THE Labour Party has called for a ‘jobs promise’ for all those under 25 who have been away from work, education or training for more than six months, including furloughed workers.
The plan includes bringing forward funding for existing employment schemes and guarantees a work or training placement for young unemployed people. A similar scheme would be offered for those over 24 years old who have been unemployed for 12 months.
Analysis from the House of Commons Library also revealed that black, Asian and ethnic minority youngsters are more than twice as likely to be unemployed as their white peers.
According to Labour, the government’s struggling Kickstart scheme has created just 2,000 placements in six months. Labour analysis has shown that while 300 young people are losing their jobs every day, the chancellor’s Kickstart scheme is in fact providing opportunities for just one in every 100 young people out of work.
The number could jump even higher if the job retention scheme ends too soon with 850,000 under 25s furloughed.
The party has urged for a smart extension to the job retention scheme to prevent a spike in unemployment that will overwhelm employment support services.

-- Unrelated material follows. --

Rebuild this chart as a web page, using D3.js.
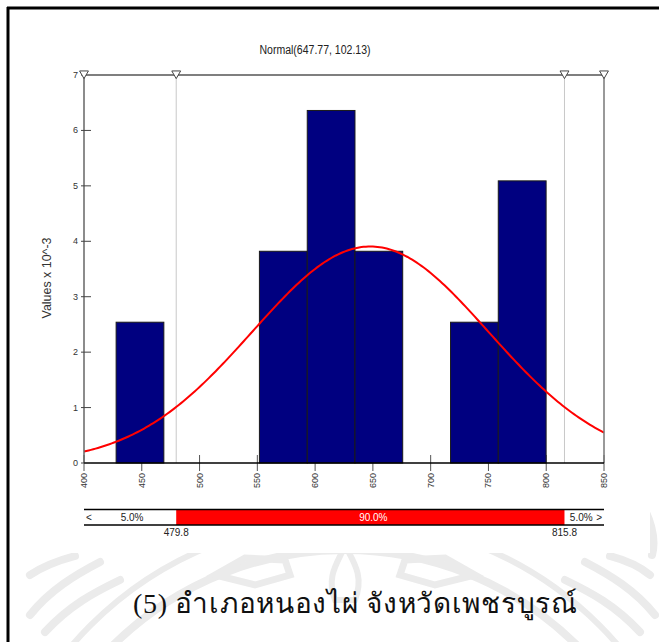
<!DOCTYPE html>
<html>
<head>
<meta charset="utf-8">
<script src="https://cdn.jsdelivr.net/npm/d3@7/dist/d3.min.js"></script>
<style>
  html, body { margin: 0; padding: 0; background: #fff; }
  svg { display: block; }
  text { font-family: "Liberation Sans", Arial, sans-serif; }
</style>
</head>
<body>
<svg id="chart" width="659" height="642"></svg>
<script>
// Histogram of the sample (densities, values x 10^-3) and the fitted normal
const binEdges = [427.8, 469.1, 510.5, 551.8, 593.2, 634.5, 675.8, 717.2, 758.5, 799.9];
const densities = [2.54, 0, 0, 3.82, 6.36, 3.82, 0, 2.54, 5.09];
const fitMean = 647.77;
const fitSd = 102.13;
const xTicks = [400, 450, 500, 550, 600, 650, 700, 750, 800, 850];
const yTicks = [0, 1, 2, 3, 4, 5, 6, 7];
const cutLow = 479.8;
const cutHigh = 815.8;
const tailLabels = ["5.0%", "90.0%", "5.0%"];
const titleText = "Normal(647.77, 102.13)";
const yTitle = "Values x 10^-3";
const caption = "(5) อำเภอหนองไผ่ จังหวัดเพชรบูรณ์";

const svg = d3.select("#chart");
const W = 659, H = 642;

const x = d3.scaleLinear().domain([400, 850]).range([84, 604]);
const y = d3.scaleLinear().domain([0, 7]).range([463, 75]);

// ---- faint seal watermark behind the caption ----
const wm = svg.append("g").attr("fill", "none").attr("stroke", "#ebebeb").attr("stroke-linecap", "round");
wm.append("circle").attr("cx", 345).attr("cy", 880).attr("r", 330).attr("stroke-width", 8);
wm.append("circle").attr("cx", 345).attr("cy", 880).attr("r", 360).attr("stroke-width", 6);
wm.append("path").attr("stroke-width", 7)
  .attr("d", "M215,575 L245,558 L285,560 L290,575 L255,585 Z");
wm.append("path").attr("stroke-width", 7)
  .attr("d", "M475,575 L445,558 L405,560 L400,575 L435,585 Z");
wm.append("path").attr("stroke-width", 6)
  .attr("d", "M335,600 C325,575 340,560 345,545 C352,560 365,575 355,600 Z");
wm.append("path").attr("stroke-width", 8)
  .attr("d", "M30,615 C50,590 75,575 100,562 M45,632 C70,605 95,592 120,580 M30,575 C45,565 60,560 75,556");
wm.append("path").attr("stroke-width", 8)
  .attr("d", "M655,615 C635,590 610,575 585,562 M640,632 C615,605 590,592 565,580 M650,575 C638,565 625,560 610,556");
wm.append("path").attr("stroke-width", 8)
  .attr("d", "M645,510 C652,525 656,540 652,555");

// white panel holding the chart
svg.append("rect").attr("x", 18).attr("y", 9).attr("width", 632).attr("height", 544).attr("fill", "#fff");

// frame lines (top and left)
svg.append("line").attr("x1", 7).attr("x2", W).attr("y1", 8).attr("y2", 8)
  .attr("stroke", "#000").attr("stroke-width", 3);
svg.append("line").attr("x1", 8).attr("x2", 8).attr("y1", 7).attr("y2", H)
  .attr("stroke", "#000").attr("stroke-width", 3);

// title
svg.append("text").attr("x", 315).attr("y", 54).attr("text-anchor", "middle")
  .attr("font-size", 12.5).attr("fill", "#222")
  .attr("textLength", 111).attr("lengthAdjust", "spacingAndGlyphs")
  .text(titleText);

// y axis title
svg.append("text").attr("transform", "translate(51,278) rotate(-90)")
  .attr("text-anchor", "middle").attr("font-size", 12).attr("fill", "#333")
  .attr("textLength", 81).attr("lengthAdjust", "spacingAndGlyphs")
  .text(yTitle);

// cut-off guide lines
svg.selectAll("line.cut").data([cutLow, cutHigh]).join("line")
  .attr("x1", d => x(d)).attr("x2", d => x(d)).attr("y1", y(7)).attr("y2", y(0))
  .attr("stroke", "#c8c8c8").attr("stroke-width", 1);

// x ticks (drawn under the bars)
svg.selectAll("line.xt").data(xTicks).join("line")
  .attr("x1", d => x(d)).attr("x2", d => x(d)).attr("y1", y(0) - 8).attr("y2", y(0) + 8)
  .attr("stroke", "#555").attr("stroke-width", 1);

// bars
const bars = densities.map((v, i) => ({ x0: binEdges[i], x1: binEdges[i + 1], v }))
  .filter(d => d.v > 0);
svg.selectAll("rect.bar").data(bars).join("rect")
  .attr("x", d => x(d.x0)).attr("width", d => x(d.x1) - x(d.x0))
  .attr("y", d => y(d.v)).attr("height", d => y(0) - y(d.v))
  .attr("fill", "#000080").attr("stroke", "#1a1a1a").attr("stroke-width", 1);

// fitted normal density (x 10^3)
const pdf = t => 1000 * Math.exp(-0.5 * Math.pow((t - fitMean) / fitSd, 2)) / (fitSd * Math.sqrt(2 * Math.PI));
const curvePts = d3.range(400, 850.01, 2).map(t => [t, pdf(t)]);
svg.append("path").datum(curvePts)
  .attr("d", d3.line().x(d => x(d[0])).y(d => y(d[1])))
  .attr("fill", "none").attr("stroke", "#ff0000").attr("stroke-width", 2);

// axes lines
svg.append("line").attr("x1", x(400)).attr("x2", x(400)).attr("y1", y(7)).attr("y2", y(0))
  .attr("stroke", "#666").attr("stroke-width", 1.5);
svg.append("line").attr("x1", x(850)).attr("x2", x(850)).attr("y1", y(7)).attr("y2", y(0))
  .attr("stroke", "#777").attr("stroke-width", 1.5);
svg.append("line").attr("x1", x(400)).attr("x2", x(850)).attr("y1", y(0)).attr("y2", y(0))
  .attr("stroke", "#000").attr("stroke-width", 1.5);
svg.append("line").attr("x1", x(400)).attr("x2", x(850)).attr("y1", y(7)).attr("y2", y(7))
  .attr("stroke", "#555").attr("stroke-width", 1.5);

// y ticks and labels
svg.selectAll("line.yt").data(yTicks).join("line")
  .attr("x1", x(400) - 3).attr("x2", d => x(400) + (d === 7 ? 0 : 7))
  .attr("y1", d => y(d)).attr("y2", d => y(d))
  .attr("stroke", "#444").attr("stroke-width", 1);
svg.selectAll("text.yl").data(yTicks).join("text")
  .attr("x", x(400) - 6).attr("y", d => y(d) + 3).attr("text-anchor", "end")
  .attr("font-size", 9).attr("fill", "#333").text(d => d);

// x tick labels, rotated
svg.selectAll("text.xl").data(xTicks).join("text")
  .attr("transform", d => `translate(${x(d) + 3},${y(0) + 10}) rotate(-90)`)
  .attr("text-anchor", "end").attr("font-size", 9).attr("fill", "#333").text(d => d);

// marker triangles along the top line
const tri = d3.symbol().type(d3.symbolTriangle).size(34);
svg.selectAll("path.mk").data([400, cutLow, cutHigh, 850]).join("path")
  .attr("d", tri())
  .attr("transform", d => `translate(${x(d)},${y(7) - 1.5}) rotate(180)`)
  .attr("fill", "#fff").attr("stroke", "#444").attr("stroke-width", 1);

// probability bar under the chart
const bTop = 509.5, bBot = 525;
svg.append("rect").attr("x", x(cutLow)).attr("y", bTop).attr("width", x(cutHigh) - x(cutLow))
  .attr("height", bBot - bTop).attr("fill", "#ff0000");
svg.append("line").attr("x1", x(400)).attr("x2", x(850)).attr("y1", bTop).attr("y2", bTop)
  .attr("stroke", "#000").attr("stroke-width", 1.5);
svg.append("line").attr("x1", x(400)).attr("x2", x(850)).attr("y1", bBot).attr("y2", bBot)
  .attr("stroke", "#000").attr("stroke-width", 1.5);
const midY = (bTop + bBot) / 2 + 3.5;
svg.append("text").attr("x", x(400) + 2).attr("y", midY).attr("font-size", 10).attr("fill", "#222").text("<");
svg.append("text").attr("x", x(850) - 2).attr("y", midY).attr("text-anchor", "end").attr("font-size", 10).attr("fill", "#222").text(">");
const tailCenters = [(x(400) + x(cutLow)) / 2 + 2, (x(cutLow) + x(cutHigh)) / 2 + 3, (x(cutHigh) + x(850)) / 2 - 3];
svg.selectAll("text.pct").data(tailLabels).join("text")
  .attr("x", (d, i) => tailCenters[i]).attr("y", midY).attr("text-anchor", "middle")
  .attr("font-size", 10).attr("fill", (d, i) => i === 1 ? "#fff" : "#222").text(d => d);
svg.selectAll("text.cutl").data([cutLow, cutHigh]).join("text")
  .attr("x", d => x(d)).attr("y", 536).attr("text-anchor", "middle")
  .attr("font-size", 10).attr("fill", "#222").text(d => d.toFixed(1));

// caption
svg.append("text").attr("x", 355).attr("y", 613).attr("text-anchor", "middle")
  .style("font-family", "'Liberation Serif', 'Times New Roman', serif")
  .attr("font-size", 28).attr("font-weight", 400).attr("fill", "#111")
  .attr("textLength", 444).attr("lengthAdjust", "spacing")
  .text(caption);
</script>
</body>
</html>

Shadow employment minister Seema Malhotra MP has demanded a plan that matches the scale of the unemployment challenge as a new Labour party analysis revealed that the number of young people at risk of long-term unemployment has risen by more than a third this year.

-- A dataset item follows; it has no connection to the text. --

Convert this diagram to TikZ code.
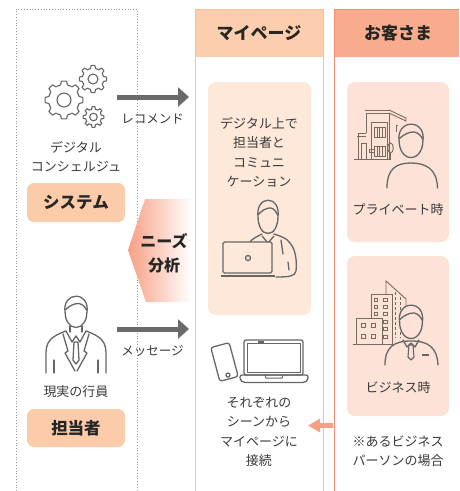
\documentclass[tikz,border=0pt]{standalone}
\usepackage{fontspec}
\setmainfont{Noto Sans CJK JP}
\usetikzlibrary{arrows.meta}

\definecolor{txt}{HTML}{3A3A3A}
\definecolor{midline}{HTML}{F8BE9C}
\definecolor{midhead}{HTML}{FCCEAE}
\definecolor{custline}{HTML}{EF8E72}
\definecolor{custhead}{HTML}{F9AB8E}
\definecolor{midfill}{HTML}{FDE8DA}
\definecolor{custfill}{HTML}{FDE2D8}
\definecolor{badgefill}{HTML}{FCCBA9}
\definecolor{needsL}{HTML}{F6A084}
\definecolor{arrowgray}{HTML}{6A6A6A}
\definecolor{arroworange}{HTML}{F4A081}
\definecolor{iconcol}{HTML}{666666}
\definecolor{housecol}{HTML}{776A63}
\definecolor{dotcol}{HTML}{9A9A9A}

% gear outline: centre x, centre y, teeth, root radius, tip radius, hole radius
\newcommand\gearicon[6]{%
  \begin{scope}[shift={(#1,#2)}]
    \pgfmathsetmacro\gearpitch{360/#3}
    \draw[icon, line width=1.1pt] ({-0.3*\gearpitch}:#4)
      \foreach \k in {1,...,#3}{
        -- ({(\k-1)*\gearpitch-0.17*\gearpitch}:#5)
        -- ({(\k-1)*\gearpitch+0.17*\gearpitch}:#5)
        -- ({(\k-1)*\gearpitch+0.3*\gearpitch}:#4)
        -- ({\k*\gearpitch-0.3*\gearpitch}:#4)
      } -- cycle;
    \draw[icon, line width=1.1pt] (0,0) circle (#6);
  \end{scope}}

% head with hair: centre x, centre y, half width, half height, fill colour
\newcommand\headicon[5]{%
  \begin{scope}[shift={(#1,#2)}, x=#3pt, y=-#4pt]
    \filldraw[icon, fill=#5] (0,1) .. controls (-0.6,1) and (-0.95,0.5) .. (-0.95,0)
      .. controls (-1.08,-0.6) and (-0.6,-1.02) .. (0,-1.02)
      .. controls (0.65,-1.02) and (1.08,-0.6) .. (0.95,0)
      .. controls (0.95,0.5) and (0.6,1) .. (0,1) -- cycle;
    \draw[icon] (-0.93,-0.15) .. controls (-0.55,-0.4) and (-0.2,-0.55) .. (0.25,-0.55)
      .. controls (0.6,-0.5) and (0.82,-0.3) .. (0.94,-0.1);
  \end{scope}}

\tikzset{
  icon/.style={draw=iconcol, line width=1.3pt, line join=round, line cap=round},
  bld/.style={draw=housecol, line width=0.9pt},
  bodytext/.style={text=txt, font=\fontsize{13}{19.5}\selectfont, align=center, inner sep=0pt},
  smalltext/.style={text=txt, font=\fontsize{12.5}{15}\selectfont, inner sep=0pt},
  headtext/.style={text=black!85, font=\fontsize{17}{20}\bfseries, inner sep=0pt},
  badge/.style={fill=badgefill, rounded corners=7pt, minimum width=98pt, text=black!85,
    font=\fontsize{16.5}{20}\bfseries, inner sep=0pt},
  panel/.style={rounded corners=8pt, inner sep=0pt},
  grayarrow/.style={draw=arrowgray, line width=5pt, -{Triangle[length=11pt,width=19pt]}},
  orangearrow/.style={draw=arroworange, line width=5pt, -{Triangle[length=12pt,width=13pt]}},
  dotframe/.style={draw=dotcol, line width=0.8pt, dotted},
}

\begin{document}
\begin{tikzpicture}[x=1pt, y=-1pt]
\useasboundingbox (0,0) rectangle (459,491);

% ---- left zone: system and staff ----
\draw[dotframe] (16,491) -- (16,9) -- (137,9) -- (137,491);

% ---- My Page column ----
\fill[midhead] (195,9) rectangle (323,57);
\draw[midline, line width=1pt] (195,491) -- (195,9) -- (323,9) -- (323,491);
\node[headtext] (mypage) at (259,33) {マイページ};

% ---- customer column ----
\fill[custhead] (334,9) rectangle (459,57);
\draw[custline, line width=1pt] (334,491) -- (334,9) -- (459,9);
\node[headtext] (customer) at (398,33) {お客さま};

% ---- panels ----
\node[panel, fill=midfill, minimum width=103pt, minimum height=233pt] (talkbox) at (259.5,198.5) {};
\node[panel, fill=custfill, minimum width=102pt, minimum height=160pt] (privbox) at (398,162) {};
\node[panel, fill=custfill, minimum width=102pt, minimum height=160pt] (bizbox) at (398,336) {};

% ---- gears ----
\gearicon{64}{100}{8}{15.5}{19}{7}
\gearicon{93}{79}{8}{10.8}{13.8}{5}
\gearicon{93.5}{117}{8}{8}{10.5}{3.8}

\node[bodytext] (concierge) at (76,156.5) {デジタル\\コンシェルジュ};
\node[badge, minimum height=39pt] (system) at (76,202.5) {システム};

% ---- arrows from the left zone ----
\coordinate (recA) at (117,97);
\coordinate (recB) at (189,97);
\draw[grayarrow] (recA) -- (recB);
\node[smalltext] (recommend) at (152.5,118.5) {レコメンド};

\coordinate (msgA) at (117,329);
\coordinate (msgB) at (189,329);
\draw[grayarrow] (msgA) -- (msgB);
\node[smalltext] (message) at (152.5,351) {メッセージ};

% ---- needs analysis ----
\shade[left color=needsL, right color=white] (145,199) -- (191,199) -- (191,302) -- (146,302) -- (128,250) -- cycle;
\node[text=black!85, font=\fontsize{16}{24}\bfseries, align=center, inner sep=0pt] (needs) at (164,253) {ニーズ\\分析};

% ---- staff member ----
\draw[icon] (46,373) -- (46,353) .. controls (46,341) and (52,336) .. (66,331);
\draw[icon] (106,373) -- (106,353) .. controls (106,341) and (100,336) .. (86,331);
\draw[icon] (54,360) -- (54,373);
\draw[icon] (98,360) -- (98,373);
\draw[icon] (70,326) -- (70,332);
\draw[icon] (82,326) -- (82,332);
\draw[icon] (66,331) -- (72,342) -- (76,336) -- (80,342) -- (86,331);
\draw[icon] (63,334) -- (68,351) -- (65,353) -- (75,371);
\draw[icon] (89,334) -- (84,351) -- (87,353) -- (77,371);
\draw[icon] (74,342) -- (78,342) -- (79,360) -- (76,364) -- (73,360) -- cycle;
\headicon{76}{312}{11.5}{15.5}{white}
\node[bodytext] (banker) at (76,392) {現実の行員};
\node[badge, minimum height=38pt] (tantou) at (76,428) {担当者};

% ---- My Page: talking with the staff member ----
\node[bodytext] (talktext) at (259,152.5) {デジタル上で\\担当者と\\コミュニ\\ケーション};
\draw[icon] (262,234) .. controls (256,237) and (252,239) .. (250,242);
\draw[icon] (274,234) .. controls (280,236) and (287,238) .. (290,243)
  .. controls (296,250) and (297,262) .. (296,271) .. controls (295,276) and (290,277) .. (276,277);
\draw[icon] (262,236) -- (268,243) -- (274,236);
\draw[icon] (281,240) -- (283,254);
\draw[icon] (288,262) -- (289,270);
\headicon{268}{217}{10.5}{16.5}{midfill}
\filldraw[icon, fill=midfill, rounded corners=1.5pt] (223,242) rectangle (272,273);
\draw[icon] (248,258) circle (2.5);
\draw[icon, line width=2.4pt, line cap=butt] (221,276) -- (275,276);

% ---- My Page: devices ----
\begin{scope}[shift={(224.5,362)}, rotate=15]
  \draw[icon, rounded corners=2.5pt] (-9.5,-17.5) rectangle (9.5,17.5);
  \draw[icon] (0,13.5) circle (2);
\end{scope}
\draw[icon, rounded corners=2pt] (244,340) rectangle (303,375);
\draw[icon, line width=1pt] (247,343) rectangle (300,372);
\draw[icon, line width=1.8pt, line cap=butt] (258,342) -- (264,342);
\draw[icon, rounded corners=2pt] (240,375) -- (308,375) -- (308,380) -- (305,382.5) -- (243,382.5) -- (240,380) -- cycle;
\draw[icon, line width=1pt] (265,375) -- (266,378) -- (282,378) -- (283,375);
\node[bodytext] (connecttext) at (259,432) {それぞれの\\シーンから\\マイページに\\接続};

% ---- customer: private ----
\draw[bld] (354,159) -- (391,159);
\draw[bld] (358,159) -- (358,133) -- (366,133);
\draw[bld] (357,136) -- (366,136);
\draw[bld] (361,159) -- (361,143) -- (366,143) -- (366,159);
\draw[bld] (366,133) -- (366,113) -- (389,113) -- (389,159);
\draw[bld] (365,110) -- (390,110);
\draw[bld] (371,159) -- (371,122) -- (387,122) -- (387,159);
\foreach \wy in {127,146}{
  \draw[bld] (374,\wy) rectangle (385,\wy+10);
  \foreach \wx in {377,379.7,382.4}{ \draw[bld] (\wx,\wy) -- (\wx,\wy+10); }
}
\draw[bld] (389,110) -- (406,118) -- (406,121) -- (389,113);
\draw[bld] (398,125) -- (396,125) -- (396,132);
\draw[bld] (390.5,148) ellipse (2.8 and 5);
\draw[bld] (390.5,153) -- (390.5,159);
\draw[bld] (369,149) rectangle (374,152.5);
\draw[bld] (371.5,152.5) -- (371.5,159);
\draw[icon] (387,188) .. controls (387,169) and (396,163) .. (411,163)
  .. controls (426,163) and (437,169) .. (437.5,188);
\headicon{411}{141}{12.5}{16.5}{custfill}
\node[bodytext] (private) at (398,210) {プライベート時};

% ---- customer: business ----
\draw[bld] (386,344) -- (386,281) -- (406,299) -- (406,318);
\draw[bld, dash pattern=on 3pt off 2pt] (395,292) -- (395,338);
\draw[bld, dash pattern=on 3pt off 2pt] (400,297) -- (400,338);
\filldraw[bld, fill=custfill] (371,294) rectangle (392,344);
\foreach \wy in {298,305,312,320,327,335}{
  \draw[bld] (374,\wy) rectangle +(3.5,3.5);
  \draw[bld] (383.5,\wy) rectangle +(3.5,3.5);
}
\filldraw[bld, fill=custfill] (356,318) rectangle (382,344);
\foreach \wy in {323,334}{
  \draw[bld] (361,\wy) rectangle +(4.5,4.5);
  \draw[bld] (371,\wy) rectangle +(4.5,4.5);
}
\draw[bld] (353,344) -- (392,344);
\draw[icon] (385,365) .. controls (385,347) and (394,341) .. (411,341)
  .. controls (428,341) and (437,347) .. (438,365);
\draw[icon] (403,340) -- (407,347) -- (411,343) -- (415,347) -- (419,340);
\draw[icon, line width=1.1pt] (409,345) -- (413,345) -- (414,357) -- (411,360) -- (408,357) -- cycle;
\draw[icon, line width=1.8pt, line cap=butt] (422,355) -- (429,355);
\headicon{411}{322}{12}{16.5}{custfill}
\node[bodytext] (business) at (398,388) {ビジネス時};

\node[bodytext] (note) at (398,451) {※あるビジネス\\パーソンの場合};

% ---- access from each scene ----
\coordinate (accA) at (333,425.5);
\coordinate (accB) at (308,425.5);
\draw[orangearrow] (accA) -- (accB);
\end{tikzpicture}
\end{document}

According to new projections, half a million young people could be out of work for more than six months by 2022.
“Throughout the pandemic, young people have been let down by this government and its failure to act risks creating a generation scarred by unemployment,” said Seema Malhotra MP.
“Everyone deserves the opportunity to achieve their potential. We need a plan that matches the scale of the challenge, and helps to rebuild our country and spread prosperity across every region and nation of the UK.”
The latest ONS employment figures show that 196,000 young people have been out of work for more than 6 months, up more than 35 per cent from the same time last year.